[Start]

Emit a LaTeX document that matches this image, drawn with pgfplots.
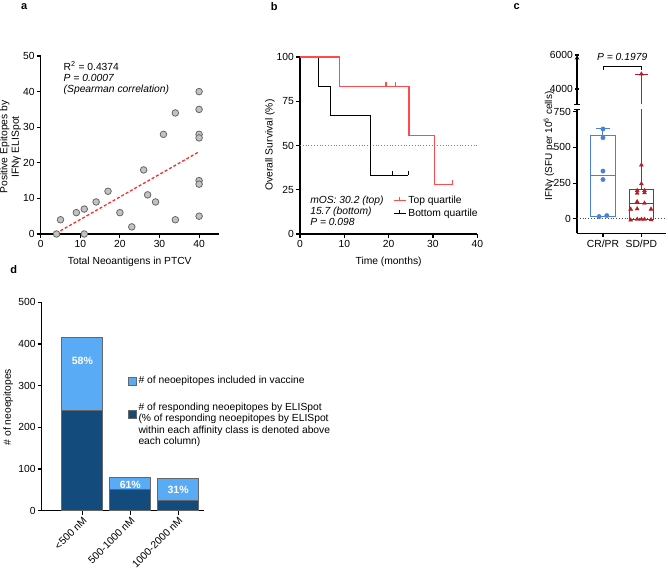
\documentclass[border=0pt]{standalone}
\usepackage{fontspec}
\setmainfont{Liberation Sans}
\usepackage{pgfplots}
\pgfplotsset{compat=1.18}
\definecolor{ptgray}{HTML}{C2C2C2}
\definecolor{trendred}{HTML}{FF2A2A}
\definecolor{kmred}{HTML}{FF4B4B}
\definecolor{cblue}{HTML}{4A80DC}
\definecolor{cred}{HTML}{B81C24}
\definecolor{lightb}{HTML}{5AABF5}
\definecolor{darkb}{HTML}{124B7C}
\pgfdeclareplotmark{cens}{\pgfpathmoveto{\pgfqpoint{0pt}{0pt}}\pgfpathlineto{\pgfqpoint{0pt}{4.5pt}}\pgfusepathqstroke}
\pgfplotsset{gp/.style={scale only axis, anchor=south west, axis lines=left,
  axis line style={-, line width=1.1pt}, tick align=outside, major tick length=4pt,
  tick style={line width=1.1pt, black}, clip=false,
  /pgf/number format/assume math mode=true, /pgf/number format/1000 sep={},
  yticklabel style={inner sep=2pt}, xticklabel style={inner sep=2.5pt}}}
\begin{document}
\fontsize{10.3}{11.5}\selectfont
\begin{tikzpicture}[x=1pt,y=1pt]
\useasboundingbox (0,0) rectangle (668,573);
% panel labels
\node[font=\fontsize{11}{12}\selectfont\bfseries] at (24.3,566.3) {a};
\node[font=\fontsize{11}{12}\selectfont\bfseries] at (274.3,566.3) {b};
\node[font=\fontsize{11}{12}\selectfont\bfseries] at (516.7,566) {c};
\node[font=\fontsize{11}{12}\selectfont\bfseries] at (13.7,303) {d};
% ---------------- panel a
\begin{axis}[gp, at={(40.7pt,339pt)}, width=178.2pt, height=178pt,
  xmin=0, xmax=45, ymin=0, ymax=50, xtick={0,10,...,40}, ytick={0,10,...,50}]
\addplot[trendred, line width=1.3pt, dash pattern=on 3pt off 2pt] coordinates {(5,0.9) (40,23.1)};
\addplot[only marks, mark=*, mark size=3.3pt, mark options={fill=ptgray, draw=black!60, line width=0.8pt}] coordinates {
(4,0) (5,4) (9,6) (11,7) (11,0) (14,9) (17,12) (20,6) (23,2) (26,18) (27,11) (29,9)
(31,28) (34,34) (34,4) (40,40) (40,35) (40,28) (40,27) (40,15) (40,14) (40,5)};
\node[anchor=west] at (axis cs:4.9,47.2) {R\textsuperscript{2} = 0.4374};
\node[anchor=west, font=\itshape] at (axis cs:4.9,43.9) {P = 0.0007};
\node[anchor=west, font=\itshape] at (axis cs:4.9,40.5) {(Spearman correlation)};
\end{axis}
\node[rotate=90, align=center] at (10.5,426) {Positive Epitopes by\\IFNγ ELISpot};
\node at (129.8,311) {Total Neoantigens in PTCV};
% ---------------- panel b
\begin{axis}[gp, at={(300pt,339pt)}, width=177.3pt, height=177pt,
  xmin=0, xmax=40, ymin=0, ymax=100, xtick={0,10,...,40}, ytick={0,25,...,100},
  legend style={draw=none, fill=none, at={(0.525,0.225)}, anchor=north west, inner sep=0pt, row sep=0pt,
    nodes={inner sep=2pt}}, legend cell align=left, reverse legend]
\addplot[gray, dotted, line width=0.8pt, forget plot] coordinates {(0,50) (40,50)};
\addplot[black, line width=1.1pt, legend image code/.code={\draw[line width=1.1pt] (0pt,0pt)--(12pt,0pt); \draw[line width=1.1pt] (6pt,0pt)--(6pt,4pt);}] coordinates {
(0,100) (4.1,100) (4.1,83.3) (6.9,83.3) (6.9,66.7) (15.9,66.7) (15.9,33.3) (24.4,33.3)};
\addlegendentry{Bottom quartile}
\addplot[kmred, line width=1.1pt, legend image code/.code={\draw[line width=1.1pt] (0pt,0pt)--(12pt,0pt); \draw[line width=1.1pt] (6pt,0pt)--(6pt,4pt);}] coordinates {
(0,100) (9,100) (9,83.3) (24.6,83.3) (24.6,55.6) (30.3,55.6) (30.3,27.8) (34.4,27.8)};
\addlegendentry{Top quartile}
\addplot[kmred, only marks, mark=cens, mark options={line width=1.1pt}, forget plot] coordinates {(19.4,83.3) (21.6,83.3) (34.4,27.8)};
\addplot[black, only marks, mark=cens, mark options={line width=1.1pt}, forget plot] coordinates {(20.9,33.3) (24.4,33.3)};
\node[anchor=west, font=\itshape] at (axis cs:1.5,18.6) {mOS: 30.2 (top)};
\node[anchor=west, font=\itshape] at (axis cs:1.5,12.4) {15.7 (bottom)};
\node[anchor=west, font=\itshape] at (axis cs:1.5,6.6) {P = 0.098};
\end{axis}
\node[rotate=90] at (270,428) {Overall Survival (\%)};
\node at (388.6,311) {Time (months)};
% ---------------- panel c (top part)
\begin{axis}[gp, at={(577pt,468.7pt)}, width=89pt, height=49.3pt,
  xmin=0.325, xmax=2.64, ymin=3100, ymax=6000, ytick={4000,6000},
  axis x line=none, axis y line=left]
\addplot[cred, line width=1pt] coordinates {(2,3100) (2,4880)};
\addplot[cred, line width=1pt] coordinates {(1.84,4880) (2.16,4880)};
\addplot[cred, only marks, mark=triangle*, mark size=2.3pt] coordinates {(2,4880)};
\draw[line width=0.9pt] (axis cs:1,5130) -- (axis cs:1,5300) -- (axis cs:2,5300) -- (axis cs:2,5130);
\node[font=\itshape] at (axis cs:1.5,5880) {P = 0.1979};
\draw[line width=1pt] ([xshift=-3pt]rel axis cs:0,0) -- ([xshift=3pt]rel axis cs:0,0);
\end{axis}
% ---------------- panel c (bottom part)
\begin{axis}[gp, at={(577pt,339.8pt)}, width=89pt, height=123.8pt,
  xmin=0.325, xmax=2.64, ymin=-100, ymax=765, ytick={0,250,500,750},
  xtick={1,2}, xticklabels={CR/PR,SD/PD}]
\addplot[black!70, dotted, line width=0.8pt] coordinates {(0.325,0) (2.64,0)};
% CR/PR box
\addplot[cblue, line width=1pt] coordinates {(0.67,20) (1.33,20) (1.33,581) (0.67,581) (0.67,20)};
\addplot[cblue, line width=1pt] coordinates {(0.67,305) (1.33,305)};
\addplot[cblue, line width=1pt] coordinates {(1,581) (1,628)};
\addplot[cblue, line width=1pt] coordinates {(0.81,628) (1.19,628)};
% SD/PD box
\addplot[cred, line width=1pt] coordinates {(1.68,-5) (2.32,-5) (2.32,205) (1.68,205) (1.68,-5)};
\addplot[cred, line width=1pt] coordinates {(1.68,105) (2.32,105)};
\addplot[cred, line width=1pt] coordinates {(2,205) (2,765)};
\addplot[cblue, only marks, mark=*, mark size=2.2pt] coordinates {
(1,628) (1,567) (1,334) (1,275) (0.9,16) (1.1,23)};
\addplot[cred, only marks, mark=triangle*, mark size=2.3pt] coordinates {
(2,376) (2,245) (1.89,198) (2.08,198) (1.89,180) (2.08,182) (1.89,120) (2.08,110)
(1.72,68) (1.89,70) (2.25,68) (1.72,-8) (1.89,-3) (2.0,-3) (2.08,-3) (2.25,-6)};
\draw[line width=1pt] ([xshift=-3pt]rel axis cs:0,1) -- ([xshift=3pt]rel axis cs:0,1);
\end{axis}
\node[rotate=90, font=\fontsize{10}{11}\selectfont] at (549,427) {IFNγ (SFU per 10\textsuperscript{6} cells)};
% ---------------- panel d
\begin{axis}[gp, at={(41.7pt,62.3pt)}, width=162.3pt, height=208.4pt,
  ybar stacked, bar width=41pt, xmin=-0.85, xmax=2.54, ymin=0, ymax=500,
  ytick={0,100,...,500}, xtick={0,1,2}, xticklabels={<500 nM,500-1000 nM,1000-2000 nM},
  xticklabel style={rotate=45, anchor=north east, inner sep=1pt},
  legend style={draw=none, fill=none, at={(0.53,0.655)}, anchor=north west, inner sep=0pt, row sep=13pt,
    nodes={inner sep=2pt}}, legend cell align=left, reverse legend]
\addplot[fill=darkb, draw=gray!80!black, line width=0.8pt,
  legend image code/.code={\draw[fill=darkb, draw=gray!80!black, line width=0.6pt] (0pt,-2.5pt) rectangle (8pt,5.5pt);}]
  coordinates {(0,241) (1,50) (2,24)};
\addlegendentry{\begin{tabular}{@{}l@{}}\# of responding neoepitopes by ELISpot\\(\% of responding neoepitopes by ELISpot\\within each affinity class is denoted above\\each column)\end{tabular}}
\addplot[fill=lightb, draw=gray!80!black, line width=0.8pt,
  legend image code/.code={\draw[fill=lightb, draw=gray!80!black, line width=0.6pt] (0pt,-4pt) rectangle (8pt,4pt);}]
  coordinates {(0,174) (1,30) (2,54)};
\addlegendentry{\# of neoepitopes included in vaccine}
\coordinate (pc1) at (axis cs:0,360);
\coordinate (pc2) at (axis cs:1,62);
\coordinate (pc3) at (axis cs:2,50);
\end{axis}
\node[white, font=\fontsize{10.5}{12}\selectfont\bfseries] at (pc1) {58\%};
\node[white, font=\fontsize{10.5}{12}\selectfont\bfseries] at (pc2) {61\%};
\node[white, font=\fontsize{10.5}{12}\selectfont\bfseries] at (pc3) {31\%};
\node[rotate=90] at (8.3,166) {\# of neoepitopes};
\end{tikzpicture}
\end{document}
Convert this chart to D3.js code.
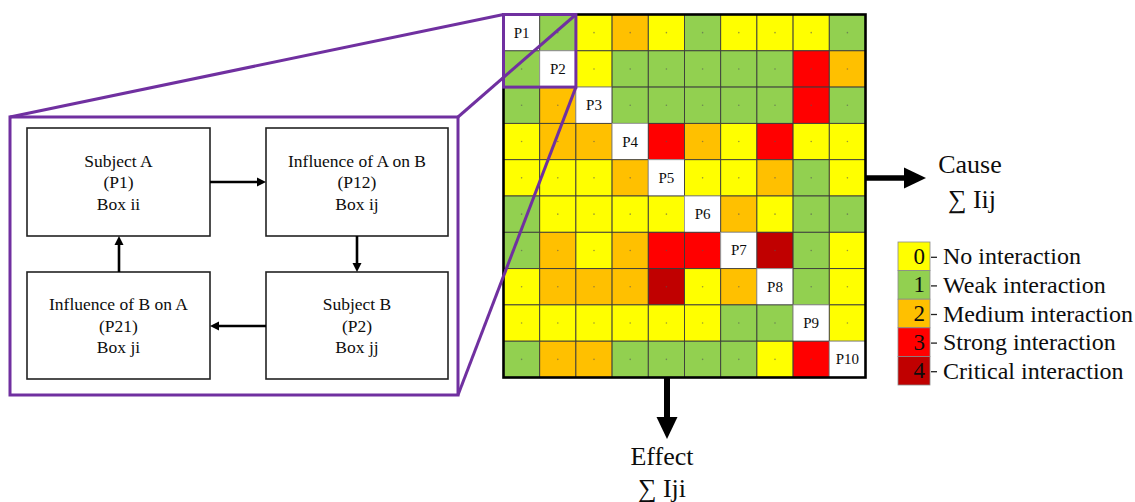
<!DOCTYPE html>
<html><head><meta charset="utf-8">
<script src="https://cdn.jsdelivr.net/npm/d3@7"></script>
<style>body{margin:0;background:#fff}svg{display:block}</style>
</head><body>
<svg id="c" width="1135" height="502" font-family="'Liberation Serif', 'Times New Roman', Times, 'DejaVu Serif', serif"></svg>
<script>
// ---- data ----
const params = ["P1","P2","P3","P4","P5","P6","P7","P8","P9","P10"];
// interaction level: 0 none,1 weak,2 medium,3 strong,4 critical; null = diagonal
const row1  = [null,1,0,2,0,1,0,0,0,1];
const row2  = [1,null,0,1,1,1,1,1,3,2];
const row3  = [1,2,null,1,1,1,1,1,3,1];
const row4  = [0,2,2,null,3,2,0,3,0,0];
const row5  = [0,0,0,2,null,0,0,2,1,0];
const row6  = [1,0,0,0,0,null,2,0,1,1];
const row7  = [1,2,0,2,3,3,null,4,1,0];
const row8  = [0,2,2,2,4,0,2,null,1,0];
const row9  = [0,0,0,0,0,0,1,1,null,0];
const row10 = [1,2,2,1,1,1,1,0,3,null];
const matrix = [row1,row2,row3,row4,row5,row6,row7,row8,row9,row10];
const levels = [0,1,2,3,4];
const levelLabels = ["No interaction","Weak interaction","Medium interaction","Strong interaction","Critical interaction"];
const levelColors = ["#FFFF00","#92D050","#FFC000","#FF0000","#C00000"];
const boxTexts = [
  ["Subject A","(P1)","Box ii"],
  ["Influence of A on B","(P12)","Box ij"],
  ["Influence of B on A","(P21)","Box ji"],
  ["Subject B","(P2)","Box jj"]
];

const svg = d3.select("#c");
const purple = "#7030A0";
const ink = "#0d0d0d";
const color = d3.scaleOrdinal().domain(levels).range(levelColors);

// ---- matrix ----
const x = d3.scaleBand().domain(d3.range(10)).range([503.5, 865.5]);
const y = d3.scaleBand().domain(d3.range(10)).range([14.5, 377.5]);
const cells = [];
matrix.forEach((r,i)=>r.forEach((v,j)=>cells.push({i,j,v})));
const gm = svg.append("g");
gm.selectAll("rect.cell").data(cells).join("rect")
  .attr("x",d=>x(d.j)).attr("y",d=>y(d.i))
  .attr("width",x.bandwidth()).attr("height",y.bandwidth())
  .attr("fill",d=>d.v==null?"#fff":color(d.v))
  .attr("stroke",d=>d.v==null?"#9a9a9a":"#3b3b3b").attr("stroke-width",0.9);
gm.selectAll("circle").data(cells.filter(d=>d.v!=null)).join("circle")
  .attr("cx",d=>x(d.j)+x.bandwidth()/2).attr("cy",d=>y(d.i)+y.bandwidth()/2)
  .attr("r",0.8).attr("fill","#555").attr("opacity",0.6);
gm.selectAll("text").data(cells.filter(d=>d.v==null)).join("text")
  .attr("x",d=>x(d.j)+x.bandwidth()/2).attr("y",d=>y(d.i)+y.bandwidth()/2)
  .attr("text-anchor","middle").attr("dominant-baseline","central")
  .attr("font-size",15).attr("fill",ink).text(d=>params[d.i]);
gm.append("rect").attr("x",503.5).attr("y",14.5).attr("width",362).attr("height",363)
  .attr("fill","none").attr("stroke","#000").attr("stroke-width",2.6);

// ---- cause / effect arrows ----
const ay = 178;
svg.append("line").attr("x1",866).attr("x2",906).attr("y1",ay).attr("y2",ay).attr("stroke","#000").attr("stroke-width",5.5);
svg.append("path").attr("d",`M904,${ay-10.5}L926,${ay}L904,${ay+10.5}Z`).attr("fill","#000");
svg.append("text").attr("x",970).attr("y",173).attr("text-anchor","middle").attr("font-size",26).attr("fill",ink).text("Cause");
svg.append("text").attr("x",972).attr("y",208).attr("text-anchor","middle").attr("font-size",26).attr("fill",ink).text("∑ Iij");
const ax = 667;
svg.append("line").attr("x1",ax).attr("x2",ax).attr("y1",378).attr("y2",419).attr("stroke","#000").attr("stroke-width",6);
svg.append("path").attr("d",`M${ax-10.5},417L${ax},439L${ax+10.5},417Z`).attr("fill","#000");
svg.append("text").attr("x",662).attr("y",465).attr("text-anchor","middle").attr("font-size",26).attr("fill",ink).text("Effect");
svg.append("text").attr("x",662).attr("y",497).attr("text-anchor","middle").attr("font-size",26).attr("fill",ink).text("∑ Iji");

// ---- legend ----
const ly = d3.scaleBand().domain(levels).range([242,385]);
const lg = svg.append("g");
lg.selectAll("rect").data(levels).join("rect")
  .attr("x",898).attr("y",d=>ly(d)).attr("width",32).attr("height",ly.bandwidth())
  .attr("fill",d=>color(d)).attr("stroke","#8a8a8a").attr("stroke-width",0.8);
lg.selectAll("text.n").data(levels).join("text").attr("class","n")
  .attr("x",925).attr("y",d=>ly(d)+ly.bandwidth()/2).attr("dominant-baseline","central")
  .attr("text-anchor","end").attr("font-size",23).attr("fill",ink).text(d=>d);
lg.selectAll("line").data(levels).join("line")
  .attr("x1",931).attr("x2",937).attr("y1",d=>ly(d)+ly.bandwidth()/2+1).attr("y2",d=>ly(d)+ly.bandwidth()/2+1)
  .attr("stroke","#222").attr("stroke-width",1.3);
lg.selectAll("text.l").data(levels).join("text").attr("class","l")
  .attr("x",943).attr("y",d=>ly(d)+ly.bandwidth()/2).attr("dominant-baseline","central")
  .attr("font-size",24).attr("fill",ink).text(d=>levelLabels[d]);

// ---- zoom square and lines ----
const sx0 = x(0), sy0 = y(0), sx1 = x(1)+x.bandwidth(), sy1 = y(1)+y.bandwidth();
const pbox = {x0:10,y0:117,x1:458,y1:395};
const pl = svg.append("g").attr("stroke",purple).attr("stroke-width",3).attr("fill","none");
pl.append("line").attr("x1",pbox.x0).attr("y1",pbox.y0).attr("x2",sx0).attr("y2",sy0);
pl.append("line").attr("x1",pbox.x1).attr("y1",pbox.y0).attr("x2",sx1).attr("y2",sy0);
pl.append("line").attr("x1",pbox.x1).attr("y1",pbox.y1).attr("x2",sx1).attr("y2",sy1);
pl.append("rect").attr("x",sx0).attr("y",sy0).attr("width",sx1-sx0).attr("height",sy1-sy0);
pl.append("rect").attr("x",pbox.x0).attr("y",pbox.y0).attr("width",pbox.x1-pbox.x0).attr("height",pbox.y1-pbox.y0);

// ---- left diagram ----
const boxes = [
  {x0:27,y0:128,x1:210,y1:236},
  {x0:266,y0:128,x1:448,y1:236},
  {x0:27,y0:272,x1:210,y1:379},
  {x0:266,y0:272,x1:448,y1:379}
];
const gd = svg.append("g");
gd.selectAll("rect").data(boxes).join("rect")
  .attr("x",d=>d.x0).attr("y",d=>d.y0).attr("width",d=>d.x1-d.x0).attr("height",d=>d.y1-d.y0)
  .attr("fill","#fff").attr("stroke","#222").attr("stroke-width",1.6);
boxes.forEach((b,k)=>{
  const cx=(b.x0+b.x1)/2, cy=(b.y0+b.y1)/2;
  boxTexts[k].forEach((t,m)=>{
    gd.append("text").attr("x",cx).attr("y",cy+(m-1)*21.5).attr("dominant-baseline","central")
      .attr("text-anchor","middle").attr("font-size",17.5).attr("fill",ink).text(t);
  });
});
function arrow(x1,y1,x2,y2){
  const ang=Math.atan2(y2-y1,x2-x1), L=9, W=4.5;
  const bx=x2-L*Math.cos(ang), by=y2-L*Math.sin(ang);
  gd.append("line").attr("x1",x1).attr("y1",y1).attr("x2",bx).attr("y2",by).attr("stroke","#000").attr("stroke-width",2.6);
  gd.append("path").attr("d",`M${x2},${y2}L${bx-W*Math.sin(ang)},${by+W*Math.cos(ang)}L${bx+W*Math.sin(ang)},${by-W*Math.cos(ang)}Z`).attr("fill","#000");
}
arrow(210,182,266,182);
arrow(357,236,357,272);
arrow(266,326,210,326);
arrow(119,272,119,236);
</script>
</body></html>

[End]

• TASK OBJECTIVE: Which lines hold the word "image"? Copy every one of them.

• ANSWER TO THIS EXERCISE:
Emit a LaTeX document that matches this image, drawn with pgfplots.
\addplot[black, line width=1.1pt, legend image code/.code={\draw[line width=1.1pt] (0pt,0pt)--(12pt,0pt); \draw[line width=1.1pt] (6pt,0pt)--(6pt,4pt);}] coordinates {
\addplot[kmred, line width=1.1pt, legend image code/.code={\draw[line width=1.1pt] (0pt,0pt)--(12pt,0pt); \draw[line width=1.1pt] (6pt,0pt)--(6pt,4pt);}] coordinates {
  legend image code/.code={\draw[fill=darkb, draw=gray!80!black, line width=0.6pt] (0pt,-2.5pt) rectangle (8pt,5.5pt);}]
  legend image code/.code={\draw[fill=lightb, draw=gray!80!black, line width=0.6pt] (0pt,-4pt) rectangle (8pt,4pt);}]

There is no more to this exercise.